According to the columnist, this is not merely a regional anecdote but a reflection of a deeper political dynamic that also animates parts of Europe. Chile’s electorate, exhausted by endless pedagogical arguments, corrective discourse, and progressive promises that yielded few visible results, chose practical concerns over ideological purity. Issues such as public disorder, insecurity, unmanaged migration, and the erosion of territorial control drove voters toward a candidate offering a sense of control rather than abstract narratives — a dynamic eerily familiar to many European electorates.
The piece draws a parallel between this Chilean awakening and the political behaviour observed in Italy and France, where figures like Giorgia Meloni and Marine Le Pen have made similar gains by addressing concerns that established progressivism tends to sideline. In this view, Chile’s result is not an exotic outlier but a mirror for European democracies, exposing a trend where voters prioritise efficacy over elaborate storytelling, order over endless debate.
Moreover, the column suggests Chile’s choice reveals something uncomfortable for Spain: when a society stops doubting its instincts and seeks straightforward solutions to real-world problems, long-held progressive orthodoxies lose their authority. This outcome, the author argues, is not unique to the Southern Hemisphere; it reflects broader tensions in Western democracies where traditional political narratives increasingly clash with citizens’ everyday perceptions.
The lesson for Spain, then, is not that it should emulate Chile’s political choices wholesale — rather, it should recognise that electorates are no longer content with moralistic explanations or managerial language. Voters respond to tangible order, security, and civic control.
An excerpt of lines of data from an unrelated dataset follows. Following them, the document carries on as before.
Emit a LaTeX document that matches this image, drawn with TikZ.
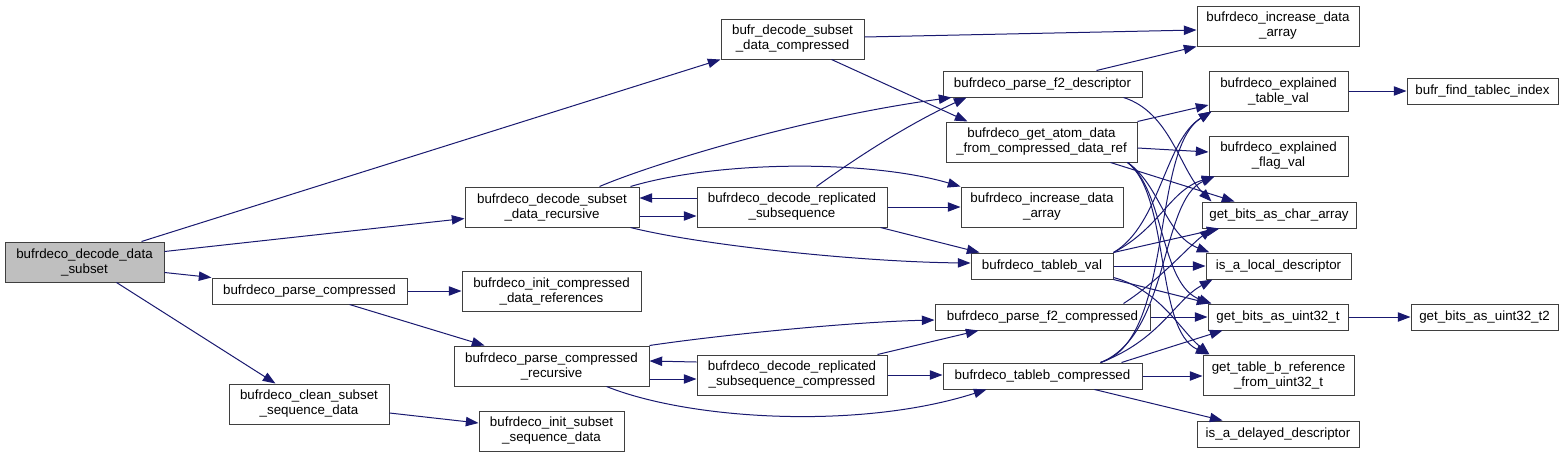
\documentclass[tikz,border=0pt]{standalone}
\usepackage{fontspec}
\setmainfont{Liberation Sans}
\usetikzlibrary{arrows.meta,calc}
\definecolor{edgec}{HTML}{191970}
\definecolor{boxc}{HTML}{3F3F3F}
\definecolor{mainfill}{HTML}{BFBFBF}
\newcommand\bx[7][]{\node[box,#1,minimum width={0.75pt*(#5-#3)},minimum height={0.75pt*(#6-#4)}] (#2) at ({(#3+#5)/2},{(#4+#6)/2}) {#7};}
\begin{document}
\begin{tikzpicture}[x=0.75pt,y=-0.75pt,
  box/.style={draw=boxc,line width=0.75pt,inner sep=0pt,align=center,fill=white,font=\fontsize{10}{11.25}\selectfont},
  conn/.style={draw=edgec,line width=0.75pt,-{Triangle[length=9.5pt,width=7pt]}}]
\fill[white] (0,0) rectangle (1567,457);
\useasboundingbox (0,0) rectangle (1567,457);
% nodes
\bx[fill=mainfill]{main}{5}{242}{164}{282}{bufrdeco\_decode\_data\\\_subset}
\bx{bdsdc}{721}{19}{864}{59}{bufr\_decode\_subset\\\_data\_compressed}
\bx{dsdr}{465}{187}{639}{227}{bufrdeco\_decode\_subset\\\_data\_recursive}
\bx{drs}{697}{187}{887}{227}{bufrdeco\_decode\_replicated\\\_subsequence}
\bx{pc}{212}{278}{407}{304}{bufrdeco\_parse\_compressed}
\bx{icdr}{462}{271}{641}{311}{bufrdeco\_init\_compressed\\\_data\_references}
\bx{pcr}{454}{346}{649}{386}{bufrdeco\_parse\_compressed\\\_recursive}
\bx{drsc}{697}{355}{887}{395}{bufrdeco\_decode\_replicated\\\_subsequence\_compressed}
\bx{cssd}{229}{384}{389}{424}{bufrdeco\_clean\_subset\\\_sequence\_data}
\bx{issd}{479}{411}{624}{451}{bufrdeco\_init\_subset\\\_sequence\_data}
\bx{ida1}{1197}{6}{1359}{46}{bufrdeco\_increase\_data\\\_array}
\bx{pf2d}{943}{71}{1142}{97}{bufrdeco\_parse\_f2\_descriptor}
\bx{gad}{946}{122}{1137}{162}{bufrdeco\_get\_atom\_data\\\_from\_compressed\_data\_ref}
\bx{ida2}{961}{187}{1123}{227}{bufrdeco\_increase\_data\\\_array}
\bx{etv}{1209}{71}{1348}{111}{bufrdeco\_explained\\\_table\_val}
\bx{fti}{1407}{78}{1558}{104}{bufr\_find\_tablec\_index}
\bx{efv}{1209}{136}{1348}{176}{bufrdeco\_explained\\\_flag\_val}
\bx{gbca}{1202}{202}{1356}{228}{get\_bits\_as\_char\_array}
\bx{tbv}{971}{253}{1113}{279}{bufrdeco\_tableb\_val}
\bx{ild}{1206}{253}{1351}{279}{is\_a\_local\_descriptor}
\bx{pf2c}{935}{304}{1150}{330}{bufrdeco\_parse\_f2\_compressed}
\bx{gbu}{1208}{304}{1348}{330}{get\_bits\_as\_uint32\_t}
\bx{gbu2}{1411}{304}{1558}{330}{get\_bits\_as\_uint32\_t2}
\bx{tbc}{943}{363}{1142}{389}{bufrdeco\_tableb\_compressed}
\bx{gtbr}{1203}{355}{1354}{395}{get\_table\_b\_reference\\\_from\_uint32\_t}
\bx{iadd}{1197}{421}{1359}{447}{is\_a\_delayed\_descriptor}
% edges
\draw[conn] ($(main.north west)+(137,0)$) -- (bdsdc.south west);
\draw[conn] ($(main.north east)+(0,10)$) -- ($(dsdr.south west)+(0,-9)$);
\draw[conn] ($(main.south east)+(0,-10)$) -- (pc.north west);
\draw[conn] ($(main.south west)+(112,0)$) -- ($(cssd.north west)+(47,0)$);
\draw[conn] ($(cssd.east)+(0,9)$) -- ($(issd.west)+(0,-8)$);
\draw[conn] (pc.east) -- (icdr.west);
\draw[conn] ($(pc.south west)+(138,0)$) -- ($(pcr.north west)+(31,0)$);
\draw[conn] ($(bdsdc.east)+(0,-2)$) -- ($(ida1.west)+(0,4)$);
\draw[conn] ($(bdsdc.south west)+(111,0)$) -- ($(gad.north west)+(22,0)$);
\draw[conn] ($(dsdr.north west)+(135,0)$) .. controls (650,165) and (800,118) .. ($(pf2d.south west)+(9,0)$);
\draw[conn] ($(drs.north west)+(120,0)$) .. controls (867,150) and (917,120) .. ($(pf2d.south west)+(24,0)$);
\draw[conn] ($(drs.west)+(0,-9)$) -- ($(dsdr.east)+(0,-9)$);
\draw[conn] ($(dsdr.east)+(0,9)$) -- ($(drs.west)+(0,9)$);
\draw[conn] ($(dsdr.north east)+(-9,0)$) .. controls (720,160) and (870,160) .. (ida2.north west);
\draw[conn] (drs.east) -- (ida2.west);
\draw[conn] ($(dsdr.south east)+(-9,0)$) .. controls (700,245) and (860,262) .. ($(tbv.west)+(0,-3)$);
\draw[conn] ($(drs.south east)+(-7,0)$) -- ($(tbv.north west)+(9,0)$);
\draw[conn] (pcr.north east) .. controls (720,335) and (850,322) .. ($(pf2c.west)+(0,3)$);
\draw[conn] ($(pcr.east)+(0,13)$) -- ($(drsc.west)+(0,4)$);
\draw[conn] ($(drsc.west)+(0,-13)$) -- ($(pcr.east)+(0,-5)$);
\draw[conn] ($(pcr.south west)+(153,0)$) .. controls (690,420) and (860,430) .. ($(tbc.south west)+(44,0)$);
\draw[conn] ($(drsc.north east)+(-10,0)$) -- ($(pf2c.south west)+(44,0)$);
\draw[conn] (drsc.east) -- (drsc.east -| tbc.west);
\draw[conn] ($(pf2d.north west)+(154,0)$) -- (ida1.south west);
\draw[conn] (gad.north east) -- ($(etv.west)+(0,14)$);
\draw[conn] ($(gad.east)+(0,6)$) -- ($(efv.west)+(0,-4)$);
\draw[conn] ($(gad.south east)+(-27,0)$) -- ($(gbca.north west)+(33,0)$);
\draw[conn] ($(pf2d.south east)+(-19,0)$) .. controls (1170,112) and (1180,170) .. ($(gbca.north west)+(10,0)$);
\draw[conn] ($(gad.south east)+(-10,0)$) .. controls (1160,185) and (1165,235) .. ($(ild.north west)+(4,0)$);
\draw[conn] ($(gad.south east)+(-10,0)$) .. controls (1165,190) and (1160,285) .. ($(gbu.north west)+(4,0)$);
\draw[conn] ($(gad.south east)+(-10,0)$) .. controls (1170,195) and (1155,330) .. ($(gtbr.north west)+(6,0)$);
\draw[conn] (etv) -- (fti);
\draw[conn] (gbu) -- (gbu2);
\draw[conn] (tbv.north east) .. controls (1160,225) and (1165,140) .. ($(etv.south west)+(3,0)$);
\draw[conn] (tbv.north east) .. controls (1160,228) and (1170,190) .. ($(efv.south west)+(6,0)$);
\draw[conn] (tbv.north east) -- ($(gbca.south west)+(18,0)$);
\draw[conn] (tbv) -- (ild);
\draw[conn] (tbv.south east) -- ($(gbu.north west)+(2,0)$);
\draw[conn] ($(tbv.south east)+(0,-2)$) .. controls (1160,290) and (1180,330) .. ($(gtbr.north west)+(7,0)$);
\draw[conn] ($(pf2c.north east)+(-27,0)$) .. controls (1160,280) and (1190,245) .. ($(gbca.south west)+(11,0)$);
\draw[conn] (pf2c) -- (gbu);
\draw[conn] ($(tbc.north east)+(-42,0)$) .. controls (1175,340) and (1150,150) .. ($(etv.south west)+(3,0)$);
\draw[conn] ($(tbc.north east)+(-42,0)$) .. controls (1170,335) and (1160,200) .. ($(efv.south west)+(6,0)$);
\draw[conn] ($(tbc.north east)+(-42,0)$) .. controls (1160,340) and (1175,300) .. ($(ild.south west)+(7,0)$);
\draw[conn] ($(tbc.north east)+(-21,0)$) -- ($(gbu.south west)+(15,0)$);
\draw[conn] (tbc.east) -- (tbc.east -| gtbr.west);
\draw[conn] ($(tbc.south west)+(152,0)$) -- ($(iadd.north west)+(26,0)$);
\end{tikzpicture}
\end{document}
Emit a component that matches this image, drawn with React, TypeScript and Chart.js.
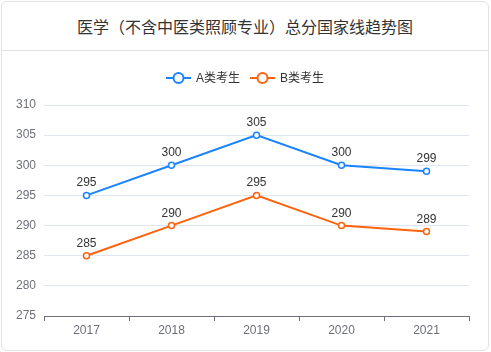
import React, { useEffect, useRef } from "react";
import { Chart, registerables } from "chart.js";

Chart.register(...registerables);

const chartTitle = "医学（不含中医类照顾专业）总分国家线趋势图";
const categories = ["2017", "2018", "2019", "2020", "2021"];
const seriesNames = ["A类考生", "B类考生"];
const seriesA = [295, 300, 305, 300, 299];
const seriesB = [285, 290, 295, 290, 289];
const seriesColors = ["#1a84ff", "#ff620d"];
const yMin = 275;
const yMax = 310;
const yStep = 5;

const FONT = "Helvetica, Arial, 'Liberation Sans', 'Noto Sans CJK SC', sans-serif";

const legendPlugin = {
  id: "customLegend",
  afterDraw(chart: any) {
    const ctx = chart.ctx as CanvasRenderingContext2D;
    ctx.save();
    ctx.font = `12px ${FONT}`;
    const iconW = 25;
    const textGap = 5;
    const itemGap = 10;
    const ds = chart.data.datasets;
    const widths = ds.map((d: any) => iconW + textGap + ctx.measureText(d.label).width);
    const total = widths.reduce((a: number, b: number) => a + b, 0) + itemGap * (widths.length - 1);
    let x = (chart.width - total) / 2 + 1;
    const y = 27;
    ds.forEach((d: any, i: number) => {
      const c = d.borderColor;
      ctx.strokeStyle = c;
      ctx.lineWidth = 2;
      ctx.beginPath();
      ctx.moveTo(x, y);
      ctx.lineTo(x + iconW, y);
      ctx.stroke();
      ctx.beginPath();
      ctx.arc(x + iconW / 2, y, 5, 0, Math.PI * 2);
      ctx.fillStyle = "#fff";
      ctx.fill();
      ctx.stroke();
      ctx.fillStyle = "#333";
      ctx.textAlign = "left";
      ctx.textBaseline = "middle";
      ctx.fillText(d.label, x + iconW + textGap, y + 1);
      x += widths[i] + itemGap;
    });
    ctx.restore();
  },
};

const valueLabelPlugin = {
  id: "valueLabels",
  afterDatasetsDraw(chart: any) {
    const ctx = chart.ctx as CanvasRenderingContext2D;
    ctx.save();
    ctx.font = `12px ${FONT}`;
    ctx.fillStyle = "#333";
    ctx.textAlign = "center";
    ctx.textBaseline = "alphabetic";
    chart.data.datasets.forEach((d: any, di: number) => {
      const meta = chart.getDatasetMeta(di);
      meta.data.forEach((pt: any, i: number) => {
        ctx.fillText(String(d.data[i]), pt.x, pt.y - 9);
      });
    });
    ctx.restore();
  },
};

export default function App() {
  const canvasRef = useRef<HTMLCanvasElement | null>(null);

  useEffect(() => {
    document.body.style.margin = "0";
    const canvas = canvasRef.current;
    if (!canvas) return;
    const chart = new Chart(canvas, {
      type: "line",
      data: {
        labels: categories,
        datasets: [seriesA, seriesB].map((vals, i) => ({
          label: seriesNames[i],
          data: vals,
          borderColor: seriesColors[i],
          backgroundColor: seriesColors[i],
          borderWidth: 2,
          pointRadius: 3,
          pointBorderWidth: 1.5,
          pointBackgroundColor: "#fff",
          pointBorderColor: seriesColors[i],
          tension: 0,
          fill: false,
        })),
      },
      options: {
        animation: false,
        responsive: false,
        devicePixelRatio: 1,
        layout: { padding: { top: 54, right: 19, bottom: 0, left: 0 } },
        plugins: {
          legend: { display: false },
          title: { display: false },
          tooltip: { enabled: false },
        },
        scales: {
          x: {
            type: "category",
            offset: true,
            grid: {
              display: true,
              offset: true,
              drawOnChartArea: false,
              drawTicks: true,
              tickLength: 5,
              color: "#6e7079",
            },
            border: { display: true, color: "#6e7079", width: 1 },
            ticks: {
              color: "#6e7079",
              font: { size: 12, family: FONT },
              padding: 2,
              maxRotation: 0,
            },
            afterFit: (s: any) => {
              s.height = 34;
            },
          },
          y: {
            min: yMin,
            max: yMax,
            ticks: {
              stepSize: yStep,
              color: "#6e7079",
              font: { size: 12, family: FONT },
              padding: 8,
            },
            grid: { color: "#e0e6f1", drawTicks: false },
            border: { display: false },
            afterFit: (s: any) => {
              s.width = 44;
            },
          },
        },
      },
      plugins: [legendPlugin, valueLabelPlugin],
    });
    return () => chart.destroy();
  }, []);

  return (
    <div style={{ position: "relative", width: 491, height: 352, fontFamily: FONT }}>
      <div
        style={{
          position: "absolute",
          left: 1,
          top: 1,
          width: 488,
          height: 350,
          boxSizing: "border-box",
          border: "1px solid #e2e2e2",
          borderRadius: 6,
          background: "#fff",
        }}
      >
        <div
          style={{
            height: 48,
            lineHeight: "52px",
            borderBottom: "1px solid #e2e2e2",
            textAlign: "center",
            fontSize: 16,
            color: "#333",
          }}
        >
          {chartTitle}
        </div>
      </div>
      <div style={{ position: "absolute", left: 0, top: 51, width: 488, height: 299 }}>
        <canvas ref={canvasRef} width={488} height={299} style={{ display: "block" }} />
      </div>
    </div>
  );
}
As the columnist puts it, Chile’s citizens didn’t simply choose a candidate; they chose a climate of political normality in which everyday concerns trump abstract doctrines.
Finally, the piece casts a reflective question back at Spain: if Chile can wake up to these realities, when will Spain awaken — and what will it find when it finally opens its eyes? This is not framed as a simplistic call to emulate Latin America, but as a challenge to reassess political priorities, emphasising that effective governance requires resonating with citizens’ lived experiences, not merely managing narratives from afar.